I don't know what God has for you. But I do know this. That God wants us to move outside of our comfort zones. He wants us to be able to trust Him for bigger and better things. And that step of faith moves us further into where God has for us. Sometimes it's more joy in our lives, as we're going to talk about through Philippians. Sometimes it's moving into another area of your life, progressing somewhere. I don't know. All I know is that we don't want to be trapped by our past, as these boys were. We want to be able to move forward and enjoy the Lord. We really need God in our lives. That is the story of the Bible. That when we have God, we recognize we need Him so much, that we're able to enjoy Him and move forward in a rather powerful way.
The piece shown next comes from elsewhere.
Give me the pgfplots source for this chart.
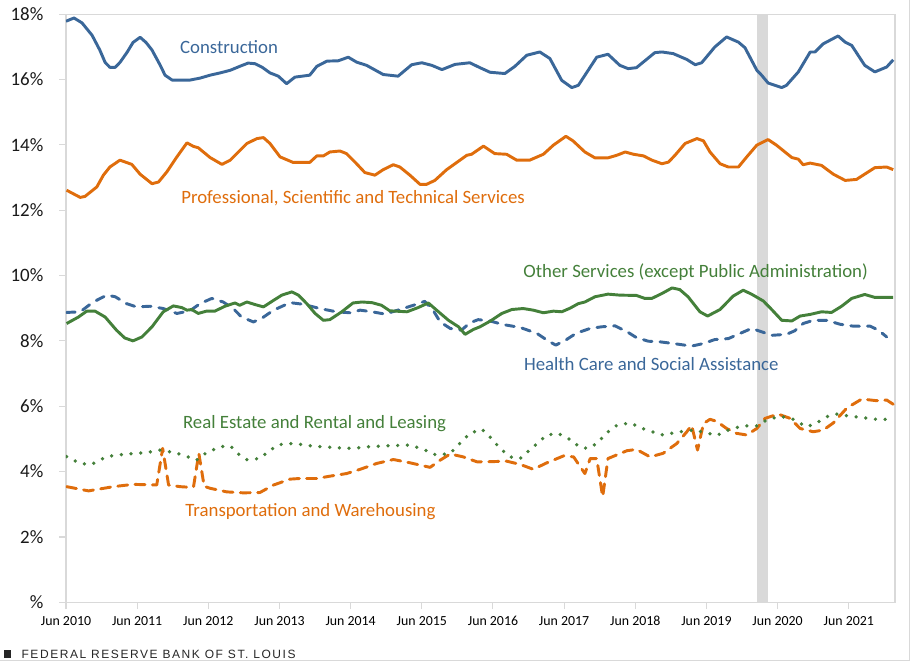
\documentclass[border=0pt]{standalone}
\usepackage{pgfplots}
\pgfplotsset{compat=1.18}
\usepackage{fontspec}
\setmainfont{Carlito}
\newfontfamily\footfont[LetterSpace=13]{Liberation Sans}
\definecolor{cblue}{HTML}{3A6799}
\definecolor{corange}{HTML}{DF6D0C}
\definecolor{cgreen}{HTML}{44803A}
\definecolor{lgray}{HTML}{D9D9D9}
\tikzset{lblfont/.style={font=\fontsize{14.1}{16}\selectfont}}
\begin{document}
\begin{tikzpicture}
\useasboundingbox (0,0) rectangle (682.5pt,495.75pt);
\draw[lgray, line width=0.75pt] (0,0.4pt) -- (682pt,0.4pt) -- (682pt,495.75pt);
\fill[black!85] (3pt,2.5pt) rectangle (8.5pt,8pt);
\node[anchor=west, inner sep=0pt, text=black!85] at (16pt,5.3pt) {\footfont\fontsize{9}{10}\selectfont FEDERAL RESERVE BANK OF ST. LOUIS};
\begin{axis}[
  at={(49.5pt,44pt)}, anchor=south west,
  scale only axis, width=621.75pt, height=441.2pt,
  xmin=0, xmax=139.8, ymin=0, ymax=18,
  axis line style={lgray, line width=0.8pt},
  tick style={lgray, line width=0.8pt},
  tick align=outside, major tick length=5pt,
  xtick pos=bottom, ytick pos=left,
  xtick={0,12,24,36,48,60,72,84,96,108,120,132},
  xticklabels={Jun 2010,Jun 2011,Jun 2012,Jun 2013,Jun 2014,Jun 2015,Jun 2016,Jun 2017,Jun 2018,Jun 2019,Jun 2020,Jun 2021},
  ytick={0,2,4,6,8,10,12,14,16,18},
  yticklabels={\%,2\%,4\%,6\%,8\%,10\%,12\%,14\%,16\%,18\%},
  yticklabel style={font=\fontsize{14.2}{16}\selectfont, text=black!90, xshift=-8.5pt},
  xticklabel style={font=\fontsize{10.4}{12}\selectfont, text=black, yshift=-2pt},
  every axis plot/.append style={line width=2.2pt, line join=round},
]
\fill[lgray] (axis cs:116.5,0) rectangle (axis cs:118.3,18);

% Construction
\addplot[cblue] coordinates {(0,17.78)(1.35,17.88)(2.7,17.73)(4.4,17.35)(5.7,16.9)(6.6,16.52)(7.4,16.37)(8.3,16.37)(9.1,16.52)(10.3,16.83)(11.3,17.13)(12.5,17.29)(13.5,17.13)(14.5,16.9)(15.9,16.43)(16.7,16.13)(17.9,15.98)(20.9,15.98)(22.6,16.04)(24.3,16.13)(26,16.2)(27.7,16.28)(29.3,16.4)(30.7,16.5)(31.9,16.48)(33.1,16.37)(34.4,16.2)(35.8,16.1)(37.2,15.87)(38.6,16.07)(41.1,16.13)(42.3,16.4)(44,16.56)(45.9,16.57)(47.6,16.68)(49,16.53)(50.7,16.43)(53.5,16.15)(56,16.1)(58.3,16.45)(60,16.51)(61.7,16.43)(63.4,16.3)(65.6,16.46)(68.1,16.51)(69.8,16.36)(71.5,16.22)(74,16.18)(75.7,16.4)(77.7,16.74)(79.9,16.84)(81.6,16.64)(83.6,15.97)(85.3,15.75)(86.4,15.82)(89.5,16.68)(91.4,16.77)(93.4,16.43)(94.8,16.33)(96.2,16.36)(99.3,16.82)(100.5,16.84)(102.4,16.79)(104.7,16.61)(106.1,16.45)(107.2,16.51)(109.4,16.99)(111.4,17.3)(113.4,17.14)(114.5,16.97)(116.5,16.28)(117.3,16.13)(118.4,15.89)(120.7,15.75)(121.5,15.82)(123.5,16.23)(125.5,16.84)(126.3,16.84)(127.7,17.09)(130.2,17.33)(131.4,17.14)(132.5,17.04)(134.7,16.43)(136.4,16.23)(138.4,16.38)(139.5,16.6)};

% Professional, Scientific and Technical Services
\addplot[corange] coordinates {(0.1,12.61)(2.4,12.39)(3.2,12.42)(5.2,12.71)(6.3,13.07)(7.4,13.32)(9.1,13.53)(11.1,13.4)(12.5,13.1)(14.5,12.81)(15.6,12.86)(17,13.17)(18.7,13.63)(20.4,14.06)(21.5,13.95)(22.3,13.91)(24.3,13.61)(26.3,13.4)(27.7,13.53)(30.5,14.04)(32.2,14.19)(33.3,14.22)(34.4,14.04)(36.1,13.63)(38.3,13.46)(41.1,13.46)(42.3,13.66)(43.4,13.66)(44.5,13.78)(46.2,13.81)(47.3,13.73)(49,13.42)(50.4,13.15)(52.1,13.07)(53.5,13.24)(55.2,13.39)(56.3,13.32)(58,13.07)(59.7,12.79)(60.8,12.79)(62.2,12.91)(64.2,13.24)(67.6,13.68)(68.4,13.71)(70.4,13.96)(72.3,13.73)(74.3,13.71)(76,13.53)(78.2,13.53)(80.5,13.71)(82.2,13.99)(84.3,14.26)(85.5,14.12)(87.5,13.78)(89.2,13.6)(91.4,13.6)(92.9,13.68)(94.3,13.78)(95.7,13.71)(97.4,13.66)(98.8,13.53)(100.5,13.42)(101.6,13.47)(102.7,13.68)(104.4,14.04)(106.4,14.19)(107.5,14.12)(108.6,13.78)(110.3,13.42)(111.7,13.32)(113.4,13.32)(114.8,13.63)(116.5,13.99)(118.4,14.16)(119.8,13.99)(122.4,13.61)(123.5,13.56)(124.3,13.39)(125.5,13.44)(127.4,13.37)(129.4,13.1)(131.4,12.91)(133.3,12.94)(136.4,13.3)(138.4,13.32)(139.5,13.24)};

% Health Care and Social Assistance
\addplot[cblue, line cap=round, dash pattern=on 6.5pt off 6pt] coordinates {(0.1,8.87)(2.4,8.89)(4.6,9.19)(6.9,9.4)(8.3,9.35)(10.2,9.14)(11.9,9.04)(14.2,9.06)(16.4,8.99)(18.7,8.84)(20.9,8.92)(22.6,9.14)(24.6,9.3)(26.5,9.19)(28.2,8.99)(29.6,8.73)(31.6,8.58)(33,8.69)(35,8.94)(37.8,9.17)(40,9.12)(42.8,8.99)(45.6,8.89)(47.9,8.86)(49.6,8.94)(51.6,8.89)(53.8,8.82)(56.3,8.96)(58.6,9.09)(60.5,9.21)(61.9,8.94)(63.1,8.58)(64.8,8.38)(66.7,8.33)(68.1,8.55)(69.5,8.65)(71.5,8.61)(73.7,8.5)(76.6,8.41)(79.4,8.23)(81.3,8.0)(82.6,7.87)(84.4,8.04)(86.1,8.24)(88.4,8.38)(90.3,8.43)(92.6,8.46)(94.6,8.28)(96.2,8.1)(98.2,7.99)(100.2,7.97)(102.4,7.92)(105.5,7.84)(107.5,7.92)(109.4,8.04)(111.7,8.07)(113.7,8.23)(115.6,8.38)(117.6,8.26)(119,8.17)(121.5,8.2)(122.9,8.31)(124.3,8.53)(126,8.63)(128.3,8.63)(130.5,8.51)(132.8,8.45)(135.6,8.45)(137,8.33)(138.4,8.12)};

% Other Services
\addplot[cgreen] coordinates {(0.1,8.53)(2.1,8.73)(3.5,8.91)(4.9,8.91)(6.6,8.73)(8.5,8.33)(9.9,8.09)(11.3,8.0)(12.8,8.12)(14.5,8.43)(16.4,8.89)(18.1,9.07)(19.5,9.02)(20.4,8.94)(21.2,8.96)(22.3,8.84)(23.7,8.91)(25.1,8.91)(26.8,9.06)(28.5,9.16)(29.3,9.09)(30.5,9.19)(31.9,9.11)(33.3,9.04)(35,9.24)(36.4,9.4)(38.1,9.5)(39.2,9.4)(40.6,9.14)(42,8.84)(43.4,8.63)(44.5,8.65)(46.5,8.89)(48.4,9.16)(49.9,9.19)(51.6,9.17)(53.2,9.09)(54.6,8.92)(57.5,8.89)(59.4,9.02)(61.1,9.16)(62.5,8.94)(64.5,8.63)(66.2,8.43)(67.3,8.2)(68.7,8.35)(69.8,8.43)(71.5,8.6)(73.5,8.84)(75.2,8.96)(77.1,8.99)(78.8,8.94)(80.5,8.86)(82.2,8.91)(83.6,8.89)(85,9.0)(86.4,9.14)(87.5,9.19)(89.2,9.35)(91.4,9.43)(93.4,9.4)(96.2,9.39)(97.6,9.3)(98.8,9.3)(100.5,9.45)(102.2,9.62)(103.5,9.57)(104.9,9.35)(106.9,8.89)(108.2,8.76)(110.3,8.96)(112.5,9.37)(114.2,9.55)(115.6,9.43)(117.6,9.22)(119,8.96)(120.7,8.63)(122.4,8.61)(123.8,8.76)(125.5,8.81)(127.4,8.89)(129.1,8.87)(130.8,9.06)(132.5,9.3)(134.7,9.42)(136.4,9.33)(139.5,9.33)};

% Transportation and Warehousing
\addplot[corange, line cap=round, dash pattern=on 7.5pt off 5.5pt] coordinates {(0.1,3.54)(3.8,3.41)(8,3.54)(11.3,3.61)(15.3,3.59)(16.3,4.71)(17.3,3.59)(19.2,3.54)(20.9,3.52)(21.5,3.53)(22.4,4.56)(23.3,3.55)(24.3,3.49)(27.1,3.38)(29.9,3.35)(32.7,3.36)(35,3.59)(37.8,3.77)(39.5,3.79)(42.3,3.79)(44.5,3.86)(47.3,3.94)(49.6,4.07)(52.4,4.25)(55.2,4.37)(58,4.27)(61.4,4.13)(63.1,4.35)(64.8,4.54)(67,4.45)(69.3,4.3)(70.9,4.3)(74.3,4.32)(76.6,4.22)(78.8,4.07)(81.1,4.27)(83.9,4.48)(85.6,4.45)(87.5,3.94)(88.4,4.4)(89.5,4.4)(90.5,3.23)(91.4,4.4)(94.6,4.64)(96.2,4.68)(98.5,4.45)(100.7,4.56)(103,4.86)(104.7,5.22)(105.5,5.42)(106.5,4.66)(107.5,5.47)(108.6,5.6)(109.7,5.54)(111.4,5.32)(113.1,5.17)(114.8,5.12)(116.5,5.32)(117.9,5.63)(120.1,5.76)(122.1,5.63)(123.8,5.32)(126,5.22)(127.7,5.27)(129.4,5.49)(131.7,5.95)(134.2,6.22)(136.7,6.17)(138.4,6.19)(139.5,6.06)};

% Real Estate and Rental and Leasing
\addplot[cgreen, line width=2.8pt, line cap=round, dash pattern=on 0pt off 7.3pt] coordinates {(0.1,4.46)(2.4,4.25)(4.3,4.22)(6.9,4.46)(10.2,4.54)(13.6,4.58)(15.9,4.66)(18.4,4.58)(20.4,4.46)(22,4.35)(23.7,4.58)(26,4.76)(27.7,4.79)(29.3,4.5)(30.5,4.37)(32.7,4.4)(34.4,4.66)(36.1,4.83)(38.3,4.86)(41.7,4.78)(45.6,4.73)(48.4,4.71)(50.7,4.76)(54.1,4.79)(58,4.81)(60.3,4.68)(62.5,4.5)(64.8,4.56)(66.4,4.86)(68.1,5.17)(70.1,5.3)(71.5,5.06)(73.2,4.71)(74.9,4.45)(76.6,4.4)(78.5,4.71)(81.1,5.12)(83,5.17)(85,4.98)(86.7,4.74)(88.1,4.71)(89.5,4.86)(91.2,5.19)(92.9,5.42)(95.1,5.49)(97.9,5.27)(100.7,5.12)(103.5,5.22)(105.8,5.27)(107.8,5.2)(109.7,5.1)(111.9,5.29)(114.2,5.4)(116.5,5.4)(118.2,5.58)(120.4,5.7)(122.6,5.6)(124.9,5.37)(126.6,5.49)(128.3,5.68)(130,5.76)(131.7,5.71)(134,5.66)(136.7,5.6)(139.2,5.6)};

\node[anchor=west, inner sep=0pt, text=cblue, lblfont] at (axis cs:19.2,16.98) {Construction};
\node[anchor=west, inner sep=0pt, text=corange, lblfont] at (axis cs:19.4,12.36) {Professional, Scientific and Technical Services};
\node[anchor=west, inner sep=0pt, text=cgreen, lblfont] at (axis cs:77.1,10.1) {Other Services (except Public Administration)};
\node[anchor=west, inner sep=0pt, text=cblue, lblfont] at (axis cs:77.2,7.29) {Health Care and Social Assistance};
\node[anchor=west, inner sep=0pt, text=cgreen, lblfont] at (axis cs:19.7,5.48) {Real Estate and Rental and Leasing};
\node[anchor=west, inner sep=0pt, text=corange, lblfont] at (axis cs:20.1,2.79) {Transportation and Warehousing};
\end{axis}
\end{tikzpicture}
\end{document}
I trust that God will use that in your own heart and life in a personal way. That God will apply it to your life in ways that you need today. In fact, I'd encourage you while we sing this next song to just allow God to speak to you. If God is saying to you, “Hey, you really need to trust me as your Lord and Savior,” why don’t you come on up here. I'll be up here ready to pray for people during the song. Or maybe you're saying, “You know, God is really speaking to me. I need something for my own heart,” then come on up here. I'll pray with you. Maybe you've got some friend that you're praying for and you want someone to pray with you for that friend. Come on up and we'll pray with you this morning.